Book Reviews

771-1 Elmore Leonard has often said that his writing was deeply influenced by the works of Richard Bissell.  Curious,  I searched for a copy of Bissell's work…and I am glad I did. And after reading HIGH WATER, a tale of a first mate on a Mississippi steam boat during an epic flood, it's easy to see the influence Bissell has had on Leonard's approach to character and dialog. Bissell has that same naturalistic, funny, amiable way with characters, whether they are "good guys" or "bad guys," that makes even the most minor players in the tale memorable and interesting. His plotting is loose and yet surprisingly powerful. And his eye for the telling details is sometimes astonishing in their simplicity and truth. I can see why Leonard, as a young writer, was impressed, and why he adopted some of the same techniques. HIGH WATER is well worth reading, not only for insight into Leonard's writing style, but on its own considerable merits. I loved it and look forward to devouring Bissell's other work.

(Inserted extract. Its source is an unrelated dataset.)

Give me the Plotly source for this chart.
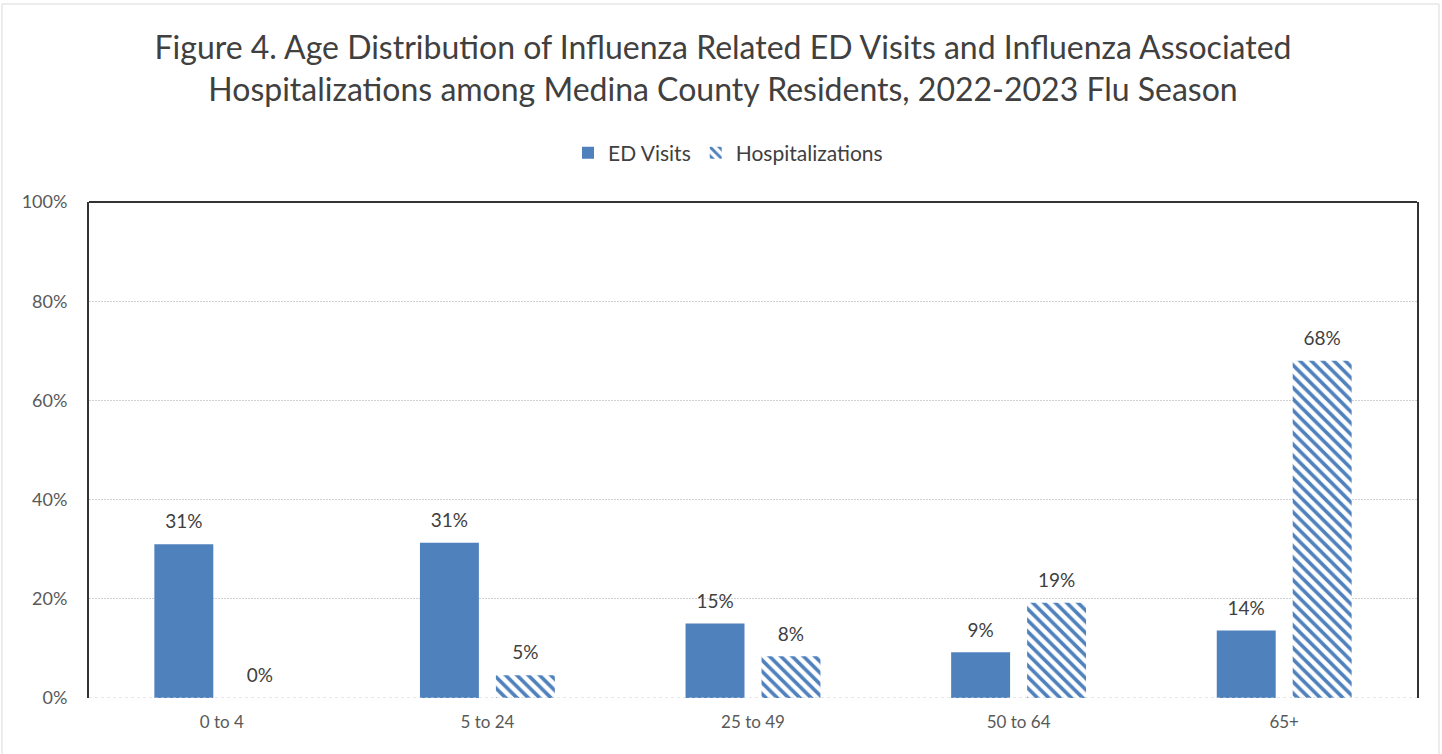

41ys98QUH+L._SS500_ I went from that pleasurable surprise to a real disappointment. I really wanted to like Kate Christensen's TROUBLE, because I have heard great things about her work in the past. But from the first chapter, I knew I was in trouble, and not the kind she had intended. The characters are literary constructs rather than characters, totally unsympathetic and unrealistic in just about every way. From the moment her heroine, a shrink in a decaying marriage, describes herself by looking at her reflection (a tired cliche and a surprisingly lazy gimmick for a PEN/Faulkner award winner to employ), and decides to dump her husband as a result, things go downhill fast.

Her decision to leave her husband is the impetus for everything that happens in the book, so it's important that we, as readers, buy into it and are invested in her and her journey. But the decisive moment is so unreal, so oblique, and the guy she is talking to at the time is such a caricature, that the crucial moment of reader investment in the heroine doesn't happen. And never does. I wanted to like her, or at least to care, but I never did. It doesn't help that what follows her introduction are pages and pages of exposition meant to establish what is, at heart, a contrivance. I never believed the relationship between Josie and her world-famous, rock star friend, nor did I care about her journey of self-discovery through sex. Her adventures are laden with exposition, contrivance, and stilted conversations that feel so written, so self-conscious, that it's maddening rather than entertaining. My advice: skip this and try one of Christensen's earlier works.

2 thoughts on “Book Reviews”

  1. Lee, thanks for the tip on Richard Bissell. I’m such a fan of Elmore Leonard’s that I’m hugely curious to read anything he considered a major influence. I’ve ordered it from amazon: the only thing that made it tricky is that Martha Bray, who wrote the new intro, is listed as the primary author. looking forward to it.